— Start Supplied material —

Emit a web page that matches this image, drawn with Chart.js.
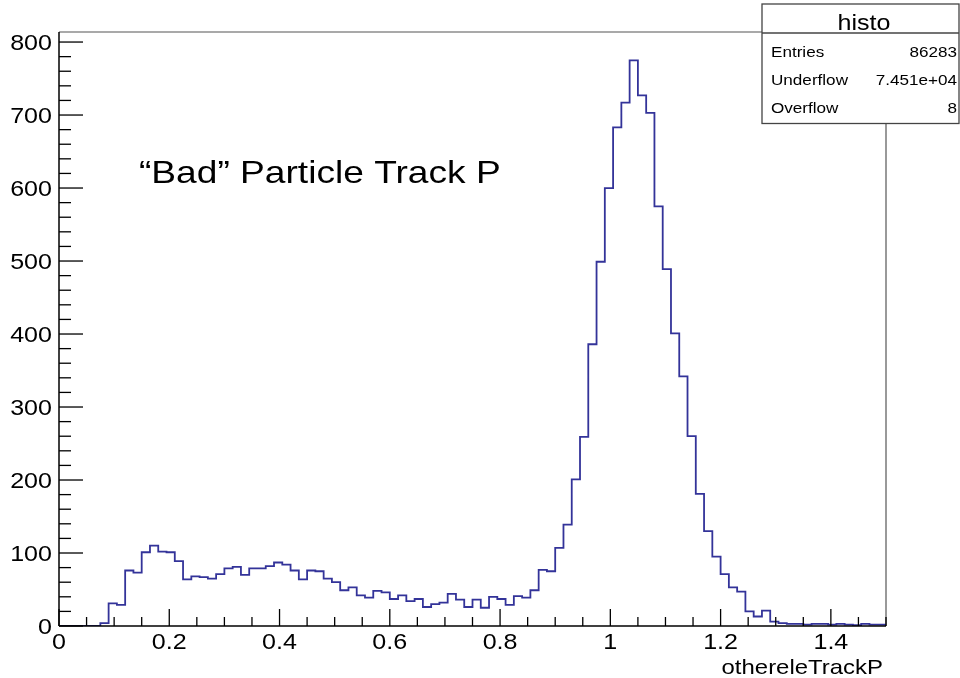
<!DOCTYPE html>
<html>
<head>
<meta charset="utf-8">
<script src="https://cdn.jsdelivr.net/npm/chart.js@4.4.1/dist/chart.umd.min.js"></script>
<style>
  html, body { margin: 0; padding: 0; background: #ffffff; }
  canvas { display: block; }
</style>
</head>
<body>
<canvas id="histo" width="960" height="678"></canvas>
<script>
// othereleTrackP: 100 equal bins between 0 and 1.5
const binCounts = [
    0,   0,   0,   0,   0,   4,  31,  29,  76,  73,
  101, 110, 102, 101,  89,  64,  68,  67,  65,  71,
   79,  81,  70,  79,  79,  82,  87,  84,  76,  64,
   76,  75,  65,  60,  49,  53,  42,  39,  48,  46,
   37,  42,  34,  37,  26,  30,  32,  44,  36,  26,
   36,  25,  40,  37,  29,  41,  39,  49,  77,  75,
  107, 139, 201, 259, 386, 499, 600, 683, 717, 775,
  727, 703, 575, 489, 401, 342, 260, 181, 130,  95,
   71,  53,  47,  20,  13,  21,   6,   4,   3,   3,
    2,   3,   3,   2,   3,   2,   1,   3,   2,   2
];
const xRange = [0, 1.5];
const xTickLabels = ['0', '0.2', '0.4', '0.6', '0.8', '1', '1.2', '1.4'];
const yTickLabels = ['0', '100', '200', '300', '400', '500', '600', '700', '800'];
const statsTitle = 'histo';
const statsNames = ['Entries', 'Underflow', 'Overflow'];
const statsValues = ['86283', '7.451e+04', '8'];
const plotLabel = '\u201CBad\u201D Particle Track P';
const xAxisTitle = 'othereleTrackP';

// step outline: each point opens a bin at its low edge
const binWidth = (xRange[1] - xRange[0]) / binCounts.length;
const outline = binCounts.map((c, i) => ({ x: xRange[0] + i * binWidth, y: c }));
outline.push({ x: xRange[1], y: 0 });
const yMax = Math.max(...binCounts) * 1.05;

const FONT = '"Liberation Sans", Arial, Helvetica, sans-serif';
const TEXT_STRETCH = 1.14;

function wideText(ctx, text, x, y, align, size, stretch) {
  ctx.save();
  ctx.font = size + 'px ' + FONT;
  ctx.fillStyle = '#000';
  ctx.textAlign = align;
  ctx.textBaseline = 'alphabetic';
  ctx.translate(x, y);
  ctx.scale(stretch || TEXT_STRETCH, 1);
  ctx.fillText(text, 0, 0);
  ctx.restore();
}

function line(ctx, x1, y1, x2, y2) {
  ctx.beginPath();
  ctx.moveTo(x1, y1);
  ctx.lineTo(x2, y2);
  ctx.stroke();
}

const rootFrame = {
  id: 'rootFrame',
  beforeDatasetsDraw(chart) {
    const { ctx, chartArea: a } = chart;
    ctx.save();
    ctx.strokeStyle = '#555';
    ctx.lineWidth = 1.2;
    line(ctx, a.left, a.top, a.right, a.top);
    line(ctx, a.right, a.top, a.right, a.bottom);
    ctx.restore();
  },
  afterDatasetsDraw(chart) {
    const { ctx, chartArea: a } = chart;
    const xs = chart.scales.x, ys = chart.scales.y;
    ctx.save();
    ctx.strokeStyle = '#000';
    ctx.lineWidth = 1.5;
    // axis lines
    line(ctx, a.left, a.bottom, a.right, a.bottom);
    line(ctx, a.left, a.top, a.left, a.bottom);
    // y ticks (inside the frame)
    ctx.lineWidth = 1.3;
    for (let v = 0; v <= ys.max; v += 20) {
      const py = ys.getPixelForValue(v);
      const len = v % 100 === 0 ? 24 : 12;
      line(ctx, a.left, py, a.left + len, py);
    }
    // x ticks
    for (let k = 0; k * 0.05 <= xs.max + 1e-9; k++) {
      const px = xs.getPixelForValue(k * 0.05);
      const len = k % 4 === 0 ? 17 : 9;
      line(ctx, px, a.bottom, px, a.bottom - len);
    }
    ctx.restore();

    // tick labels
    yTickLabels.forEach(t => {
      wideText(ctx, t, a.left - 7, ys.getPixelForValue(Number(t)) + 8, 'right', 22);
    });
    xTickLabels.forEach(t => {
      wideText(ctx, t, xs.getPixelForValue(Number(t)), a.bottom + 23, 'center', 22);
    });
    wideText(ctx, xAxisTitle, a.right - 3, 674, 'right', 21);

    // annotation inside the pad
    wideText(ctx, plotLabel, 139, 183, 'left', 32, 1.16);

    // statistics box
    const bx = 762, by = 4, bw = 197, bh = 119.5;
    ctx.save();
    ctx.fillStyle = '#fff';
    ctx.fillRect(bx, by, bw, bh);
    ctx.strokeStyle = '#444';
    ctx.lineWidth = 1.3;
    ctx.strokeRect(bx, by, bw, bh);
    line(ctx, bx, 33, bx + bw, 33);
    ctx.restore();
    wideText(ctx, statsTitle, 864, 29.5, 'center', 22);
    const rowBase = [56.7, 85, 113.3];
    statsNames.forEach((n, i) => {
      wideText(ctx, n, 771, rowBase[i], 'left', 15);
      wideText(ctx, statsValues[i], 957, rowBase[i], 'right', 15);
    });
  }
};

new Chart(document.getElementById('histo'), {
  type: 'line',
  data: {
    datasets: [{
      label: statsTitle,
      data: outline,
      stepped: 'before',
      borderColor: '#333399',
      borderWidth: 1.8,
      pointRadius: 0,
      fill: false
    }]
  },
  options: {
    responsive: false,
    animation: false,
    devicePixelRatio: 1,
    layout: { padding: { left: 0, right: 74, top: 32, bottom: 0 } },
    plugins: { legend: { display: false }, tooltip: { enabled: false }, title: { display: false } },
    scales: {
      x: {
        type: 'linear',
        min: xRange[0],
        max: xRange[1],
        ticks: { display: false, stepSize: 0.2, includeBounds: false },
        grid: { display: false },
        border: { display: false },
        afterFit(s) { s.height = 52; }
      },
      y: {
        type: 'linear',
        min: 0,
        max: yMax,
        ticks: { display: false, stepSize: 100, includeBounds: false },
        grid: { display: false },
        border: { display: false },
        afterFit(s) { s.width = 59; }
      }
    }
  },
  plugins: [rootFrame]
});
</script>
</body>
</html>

— End Supplied material —
— Start Supplied material —

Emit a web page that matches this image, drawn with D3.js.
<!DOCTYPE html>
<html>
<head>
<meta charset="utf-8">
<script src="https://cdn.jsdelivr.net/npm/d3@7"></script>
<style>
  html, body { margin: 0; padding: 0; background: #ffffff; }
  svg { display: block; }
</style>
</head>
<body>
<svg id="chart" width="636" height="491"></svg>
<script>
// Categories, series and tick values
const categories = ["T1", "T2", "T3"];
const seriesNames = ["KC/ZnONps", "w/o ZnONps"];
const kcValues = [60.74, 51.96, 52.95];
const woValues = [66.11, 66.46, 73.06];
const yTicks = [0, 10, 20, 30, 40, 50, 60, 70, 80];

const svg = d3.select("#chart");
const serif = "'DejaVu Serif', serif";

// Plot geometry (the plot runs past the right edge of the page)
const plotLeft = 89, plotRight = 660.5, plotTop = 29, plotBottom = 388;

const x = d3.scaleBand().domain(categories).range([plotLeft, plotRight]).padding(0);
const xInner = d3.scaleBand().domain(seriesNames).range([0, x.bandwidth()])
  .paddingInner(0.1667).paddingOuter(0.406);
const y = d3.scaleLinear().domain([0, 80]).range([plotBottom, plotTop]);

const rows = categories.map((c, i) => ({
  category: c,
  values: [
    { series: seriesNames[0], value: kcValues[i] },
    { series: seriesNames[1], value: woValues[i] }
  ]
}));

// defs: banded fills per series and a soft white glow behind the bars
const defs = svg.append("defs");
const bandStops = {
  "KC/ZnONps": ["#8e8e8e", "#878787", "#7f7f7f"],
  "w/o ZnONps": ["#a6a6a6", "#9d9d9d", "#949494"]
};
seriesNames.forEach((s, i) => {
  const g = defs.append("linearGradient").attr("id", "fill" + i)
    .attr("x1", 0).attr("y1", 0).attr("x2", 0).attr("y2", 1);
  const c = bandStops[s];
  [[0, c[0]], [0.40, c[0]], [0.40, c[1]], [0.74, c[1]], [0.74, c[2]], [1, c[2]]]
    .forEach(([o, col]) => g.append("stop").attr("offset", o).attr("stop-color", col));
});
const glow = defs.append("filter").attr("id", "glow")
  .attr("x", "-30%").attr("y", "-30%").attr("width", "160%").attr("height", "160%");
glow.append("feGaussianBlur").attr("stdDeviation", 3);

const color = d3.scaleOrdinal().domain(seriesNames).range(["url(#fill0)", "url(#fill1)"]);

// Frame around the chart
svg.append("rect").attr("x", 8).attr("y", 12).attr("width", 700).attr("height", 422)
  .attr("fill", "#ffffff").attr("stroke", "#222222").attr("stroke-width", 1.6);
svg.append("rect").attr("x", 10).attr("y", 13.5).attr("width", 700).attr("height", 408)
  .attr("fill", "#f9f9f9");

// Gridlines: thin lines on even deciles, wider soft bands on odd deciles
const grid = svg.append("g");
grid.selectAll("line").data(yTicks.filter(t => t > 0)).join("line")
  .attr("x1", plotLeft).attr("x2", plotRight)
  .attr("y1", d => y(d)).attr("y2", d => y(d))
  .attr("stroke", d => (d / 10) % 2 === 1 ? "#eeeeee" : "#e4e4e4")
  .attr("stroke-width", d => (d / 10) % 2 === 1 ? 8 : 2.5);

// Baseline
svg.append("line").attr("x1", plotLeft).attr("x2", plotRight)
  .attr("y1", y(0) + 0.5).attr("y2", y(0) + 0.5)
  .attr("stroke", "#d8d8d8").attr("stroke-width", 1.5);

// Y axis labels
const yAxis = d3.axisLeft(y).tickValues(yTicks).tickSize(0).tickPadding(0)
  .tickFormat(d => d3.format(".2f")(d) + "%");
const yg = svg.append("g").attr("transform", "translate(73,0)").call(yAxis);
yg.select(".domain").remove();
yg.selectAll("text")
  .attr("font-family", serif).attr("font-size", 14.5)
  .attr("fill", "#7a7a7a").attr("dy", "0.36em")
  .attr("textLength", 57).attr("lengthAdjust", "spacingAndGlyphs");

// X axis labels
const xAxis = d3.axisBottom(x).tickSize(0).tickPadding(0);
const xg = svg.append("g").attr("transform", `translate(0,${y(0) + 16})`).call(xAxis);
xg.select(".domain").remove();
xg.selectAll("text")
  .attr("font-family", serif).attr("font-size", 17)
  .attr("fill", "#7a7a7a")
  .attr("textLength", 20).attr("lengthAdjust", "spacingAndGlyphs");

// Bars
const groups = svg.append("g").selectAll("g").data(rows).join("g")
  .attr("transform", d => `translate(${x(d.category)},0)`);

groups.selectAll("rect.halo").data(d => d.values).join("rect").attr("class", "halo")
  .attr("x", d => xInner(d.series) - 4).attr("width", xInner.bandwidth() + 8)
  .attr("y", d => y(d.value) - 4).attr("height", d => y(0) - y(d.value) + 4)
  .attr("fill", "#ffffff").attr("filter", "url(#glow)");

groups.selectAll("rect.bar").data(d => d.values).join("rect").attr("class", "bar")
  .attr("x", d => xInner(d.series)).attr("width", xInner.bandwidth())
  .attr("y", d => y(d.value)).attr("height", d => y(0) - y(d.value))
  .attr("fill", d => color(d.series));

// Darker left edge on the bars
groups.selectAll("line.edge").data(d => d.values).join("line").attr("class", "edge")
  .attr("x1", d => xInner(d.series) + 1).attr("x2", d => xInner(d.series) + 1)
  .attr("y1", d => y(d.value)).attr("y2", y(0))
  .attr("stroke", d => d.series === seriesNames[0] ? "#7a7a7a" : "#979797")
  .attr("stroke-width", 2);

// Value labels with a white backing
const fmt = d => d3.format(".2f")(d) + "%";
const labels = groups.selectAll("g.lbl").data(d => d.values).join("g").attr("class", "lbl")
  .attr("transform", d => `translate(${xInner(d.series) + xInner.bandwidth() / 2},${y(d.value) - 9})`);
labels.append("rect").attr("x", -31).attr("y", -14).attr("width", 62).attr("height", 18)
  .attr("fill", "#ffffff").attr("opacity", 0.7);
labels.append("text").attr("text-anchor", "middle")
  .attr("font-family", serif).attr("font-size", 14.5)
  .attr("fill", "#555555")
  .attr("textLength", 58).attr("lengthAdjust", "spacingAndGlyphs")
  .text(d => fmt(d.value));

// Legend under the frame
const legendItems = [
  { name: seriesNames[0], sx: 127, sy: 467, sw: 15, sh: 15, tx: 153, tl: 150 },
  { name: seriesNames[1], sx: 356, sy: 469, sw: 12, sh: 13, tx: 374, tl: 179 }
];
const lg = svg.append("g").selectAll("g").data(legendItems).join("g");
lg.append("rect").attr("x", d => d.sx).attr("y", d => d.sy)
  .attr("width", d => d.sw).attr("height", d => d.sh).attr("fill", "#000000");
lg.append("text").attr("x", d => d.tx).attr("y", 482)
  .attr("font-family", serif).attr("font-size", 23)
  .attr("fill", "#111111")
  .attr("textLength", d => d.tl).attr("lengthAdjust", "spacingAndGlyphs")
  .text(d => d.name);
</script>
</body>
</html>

— End Supplied material —
— Start Supplied material —

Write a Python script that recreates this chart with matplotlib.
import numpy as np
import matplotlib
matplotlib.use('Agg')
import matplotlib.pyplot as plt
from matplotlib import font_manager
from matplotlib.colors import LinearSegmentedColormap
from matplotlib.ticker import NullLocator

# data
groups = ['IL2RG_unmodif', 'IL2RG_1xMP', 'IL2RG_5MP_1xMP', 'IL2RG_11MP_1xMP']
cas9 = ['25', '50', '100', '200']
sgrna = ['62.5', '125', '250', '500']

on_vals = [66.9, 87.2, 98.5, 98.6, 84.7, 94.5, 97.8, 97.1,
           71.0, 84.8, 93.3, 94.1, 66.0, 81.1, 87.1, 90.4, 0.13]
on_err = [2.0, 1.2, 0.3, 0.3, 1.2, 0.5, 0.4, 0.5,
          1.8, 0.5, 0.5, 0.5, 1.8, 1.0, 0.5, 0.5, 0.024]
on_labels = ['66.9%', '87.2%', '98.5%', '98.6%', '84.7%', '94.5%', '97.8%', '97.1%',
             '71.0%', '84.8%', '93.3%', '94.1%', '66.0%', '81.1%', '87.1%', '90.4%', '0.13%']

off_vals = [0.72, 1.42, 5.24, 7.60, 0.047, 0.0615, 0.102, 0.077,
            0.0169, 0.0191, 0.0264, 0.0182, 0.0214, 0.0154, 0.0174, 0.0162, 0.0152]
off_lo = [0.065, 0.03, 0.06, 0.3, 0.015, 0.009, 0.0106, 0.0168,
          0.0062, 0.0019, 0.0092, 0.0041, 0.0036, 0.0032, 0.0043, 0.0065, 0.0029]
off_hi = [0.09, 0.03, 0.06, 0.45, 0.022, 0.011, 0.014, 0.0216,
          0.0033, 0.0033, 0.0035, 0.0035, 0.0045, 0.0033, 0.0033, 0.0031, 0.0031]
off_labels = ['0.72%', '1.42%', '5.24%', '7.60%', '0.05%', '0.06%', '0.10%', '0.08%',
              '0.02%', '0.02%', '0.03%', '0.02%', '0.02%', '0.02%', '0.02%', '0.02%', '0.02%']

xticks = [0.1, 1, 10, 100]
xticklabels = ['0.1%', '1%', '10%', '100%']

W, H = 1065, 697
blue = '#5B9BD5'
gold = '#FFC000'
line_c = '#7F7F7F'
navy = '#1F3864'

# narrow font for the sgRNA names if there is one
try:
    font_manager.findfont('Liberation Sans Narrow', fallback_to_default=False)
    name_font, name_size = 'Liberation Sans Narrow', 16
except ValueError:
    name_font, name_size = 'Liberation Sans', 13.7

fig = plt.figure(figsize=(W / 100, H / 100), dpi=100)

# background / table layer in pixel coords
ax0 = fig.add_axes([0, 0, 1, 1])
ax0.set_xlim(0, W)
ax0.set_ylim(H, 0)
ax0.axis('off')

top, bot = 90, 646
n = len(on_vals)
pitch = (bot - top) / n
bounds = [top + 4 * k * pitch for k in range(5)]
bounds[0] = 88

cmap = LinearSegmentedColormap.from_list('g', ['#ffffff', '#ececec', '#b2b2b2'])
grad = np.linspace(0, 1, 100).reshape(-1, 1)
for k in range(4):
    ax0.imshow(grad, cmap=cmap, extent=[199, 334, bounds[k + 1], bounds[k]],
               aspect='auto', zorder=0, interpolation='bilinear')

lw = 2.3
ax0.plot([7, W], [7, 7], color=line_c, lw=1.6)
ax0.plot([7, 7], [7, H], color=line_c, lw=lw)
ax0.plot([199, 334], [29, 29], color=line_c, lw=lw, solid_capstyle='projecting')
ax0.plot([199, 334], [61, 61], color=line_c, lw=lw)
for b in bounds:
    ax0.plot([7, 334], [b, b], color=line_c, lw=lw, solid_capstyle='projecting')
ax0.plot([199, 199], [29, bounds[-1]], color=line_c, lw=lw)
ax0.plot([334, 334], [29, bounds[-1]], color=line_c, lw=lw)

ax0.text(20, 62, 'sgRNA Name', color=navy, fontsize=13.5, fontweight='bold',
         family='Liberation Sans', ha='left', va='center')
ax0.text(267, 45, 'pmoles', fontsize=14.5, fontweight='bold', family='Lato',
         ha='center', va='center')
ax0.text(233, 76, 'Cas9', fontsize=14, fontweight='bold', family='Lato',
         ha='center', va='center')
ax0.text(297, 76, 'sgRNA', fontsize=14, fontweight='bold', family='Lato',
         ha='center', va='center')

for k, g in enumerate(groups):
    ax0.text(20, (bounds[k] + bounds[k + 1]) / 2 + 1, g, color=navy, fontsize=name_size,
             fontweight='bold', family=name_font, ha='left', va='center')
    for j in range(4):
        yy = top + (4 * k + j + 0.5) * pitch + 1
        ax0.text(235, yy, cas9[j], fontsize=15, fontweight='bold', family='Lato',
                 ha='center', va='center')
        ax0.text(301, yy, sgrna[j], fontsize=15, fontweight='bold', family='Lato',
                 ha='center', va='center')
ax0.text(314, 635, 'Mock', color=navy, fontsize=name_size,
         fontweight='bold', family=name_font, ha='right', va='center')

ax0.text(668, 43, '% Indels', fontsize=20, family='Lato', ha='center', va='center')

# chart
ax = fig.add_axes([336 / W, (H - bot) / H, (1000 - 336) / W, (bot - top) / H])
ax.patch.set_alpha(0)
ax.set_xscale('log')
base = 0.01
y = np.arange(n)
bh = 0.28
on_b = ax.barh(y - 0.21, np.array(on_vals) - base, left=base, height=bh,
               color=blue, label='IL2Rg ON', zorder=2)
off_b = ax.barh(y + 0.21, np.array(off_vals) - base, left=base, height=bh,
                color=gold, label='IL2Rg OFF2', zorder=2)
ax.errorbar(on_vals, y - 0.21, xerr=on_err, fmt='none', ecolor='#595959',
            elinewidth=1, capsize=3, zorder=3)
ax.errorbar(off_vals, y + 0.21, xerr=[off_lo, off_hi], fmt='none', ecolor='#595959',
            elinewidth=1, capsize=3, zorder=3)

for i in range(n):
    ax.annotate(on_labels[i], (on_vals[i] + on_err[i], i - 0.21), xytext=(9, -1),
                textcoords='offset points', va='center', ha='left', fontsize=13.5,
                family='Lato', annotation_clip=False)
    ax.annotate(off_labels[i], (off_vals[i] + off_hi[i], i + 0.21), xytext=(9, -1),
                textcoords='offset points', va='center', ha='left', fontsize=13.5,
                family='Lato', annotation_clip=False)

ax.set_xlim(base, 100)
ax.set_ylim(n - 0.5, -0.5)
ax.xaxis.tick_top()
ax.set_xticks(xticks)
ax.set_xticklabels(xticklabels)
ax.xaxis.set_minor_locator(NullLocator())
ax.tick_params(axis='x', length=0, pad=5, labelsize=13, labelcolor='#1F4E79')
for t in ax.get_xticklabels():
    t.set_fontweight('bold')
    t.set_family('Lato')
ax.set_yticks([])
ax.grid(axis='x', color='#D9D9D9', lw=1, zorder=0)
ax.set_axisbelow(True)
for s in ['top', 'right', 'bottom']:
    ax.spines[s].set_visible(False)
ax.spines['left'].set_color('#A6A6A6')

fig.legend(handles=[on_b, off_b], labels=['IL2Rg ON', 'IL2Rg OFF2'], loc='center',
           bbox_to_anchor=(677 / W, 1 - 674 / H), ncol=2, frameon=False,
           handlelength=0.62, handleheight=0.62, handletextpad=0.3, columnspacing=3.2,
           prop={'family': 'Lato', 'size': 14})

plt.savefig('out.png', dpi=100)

— End Supplied material —

What is required: Only a number is wanted: how many lines of the material above hold "that"?

Exercise result: 3